Most of the time, the borrower and the lender agree that reserves will be included in the loan budget. These funds are set aside and not drawn upon until needed for the stated use, such as interest, tenant improvements, commissions, or stabilization. Once drawn upon, the borrower pays interest on the reserved funds. The reserves play an important role in the borrower’s development. They free up cash, allowing the borrower to use cash for equity in the project and to continue to pay for day-to-day operations. In addition, the reserves, like other loan proceeds, don’t accrue interest until drawn upon. The downside, of course, is that using reserves increases the borrower’s equity requirement and reduces loan proceeds available for construction.

I recently closed a construction loan where the borrower was required to fully fund interest, tenant improvements, leasing commissions, and debt service coverage ratio stabilization reserves in addition to necessary equity requirements prior to closing. None of the reserves were included in the loan budgeted. The reserves amounted to nearly $1 million in cash on a $6.7 million loan and were fully collateralized.

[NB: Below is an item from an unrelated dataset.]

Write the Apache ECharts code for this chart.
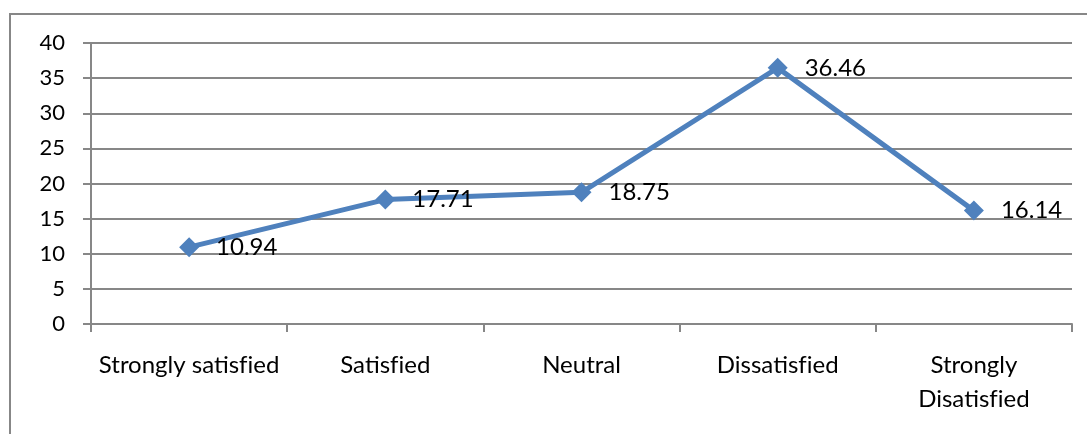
<!DOCTYPE html>
<html>
<head>
<meta charset="utf-8">
<script src="https://cdn.jsdelivr.net/npm/echarts@6/dist/echarts.min.js"></script>
<style>
  html, body { margin: 0; padding: 0; background: #fff; }
  #chart { width: 1087px; height: 434px; }
</style>
</head>
<body>
<div id="chart"></div>
<script>
// Satisfaction levels and the share of respondents (%) in each
const categories = ['Strongly satisfied', 'Satisfied', 'Neutral', 'Dissatisfied', 'Strongly\nDisatisfied'];
const percentages = [10.94, 17.71, 18.75, 36.46, 16.14];
const yTicks = { min: 0, max: 40, step: 5 };

const axisGrey = '#878787';
const font = 'Lato, "Open Sans", sans-serif';

// keep "f" and "i" as separate glyphs instead of the font's ligature
const noLigature = s => s.replace(/fi/g, 'f\u200Ci');

const chart = echarts.init(document.getElementById('chart'), null, { renderer: 'canvas' });
chart.setOption({
  backgroundColor: '#ffffff',
  animation: false,
  graphic: [{
    type: 'rect',
    shape: { x: 10, y: 14, width: 1300, height: 600 },
    style: { fill: 'none', stroke: axisGrey, lineWidth: 2 },
    silent: true
  }],
  grid: { left: 91, right: 15, top: 43, bottom: 110 },
  xAxis: {
    type: 'category',
    data: categories,
    boundaryGap: true,
    axisLine: { show: true, lineStyle: { color: axisGrey, width: 2 } },
    axisTick: { show: true, alignWithLabel: false, length: 8, lineStyle: { color: axisGrey, width: 2 } },
    axisLabel: {
      interval: 0,
      margin: 24,
      color: '#000',
      fontFamily: font,
      fontSize: 24,
      lineHeight: 34,
      formatter: noLigature
    }
  },
  yAxis: {
    type: 'value',
    min: yTicks.min,
    max: yTicks.max,
    interval: yTicks.step,
    axisLine: { show: true, lineStyle: { color: axisGrey, width: 2 } },
    axisTick: { show: true, length: 8, lineStyle: { color: axisGrey, width: 2 } },
    splitLine: { show: true, lineStyle: { color: axisGrey, width: 2 } },
    axisLabel: {
      margin: 26,
      color: '#000',
      fontFamily: font,
      fontSize: 22
    }
  },
  series: [{
    type: 'line',
    data: percentages,
    symbol: 'diamond',
    symbolSize: 20,
    showAllSymbol: true,
    lineStyle: { color: '#4F81BD', width: 5 },
    itemStyle: { color: '#4F81BD' },
    label: {
      show: true,
      position: 'right',
      distance: 17,
      color: '#000',
      fontFamily: font,
      fontSize: 24,
      formatter: p => p.value.toFixed(2)
    }
  }]
});
</script>
</body>
</html>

This resulted in my client’s loss of use of the funds for the term of the loan for day-to-day operation of the property, including payroll. In addition, the money would sit in the bank, until used, and would not accrue interest. Other than interest reserve, the funds wouldn’t be used until construction was completed. Perhaps some leasing commission reserves would be used as pre-construction leases are signed, but the bulk of the reserves would be held interest free. The loan-to-cost was 65% so the client had significant equity in the project as well. But the reserves would not count towards the equity.

Clearly, this was not the best decision the borrower could have made in selecting a loan. The only possible savings here was the interest savings on the reserves if drawn from the loan proceeds.

It is always important to read your term sheet and understand the implications of each material term before signing. When the terms seem off, use the opportunity to shop for a better deal.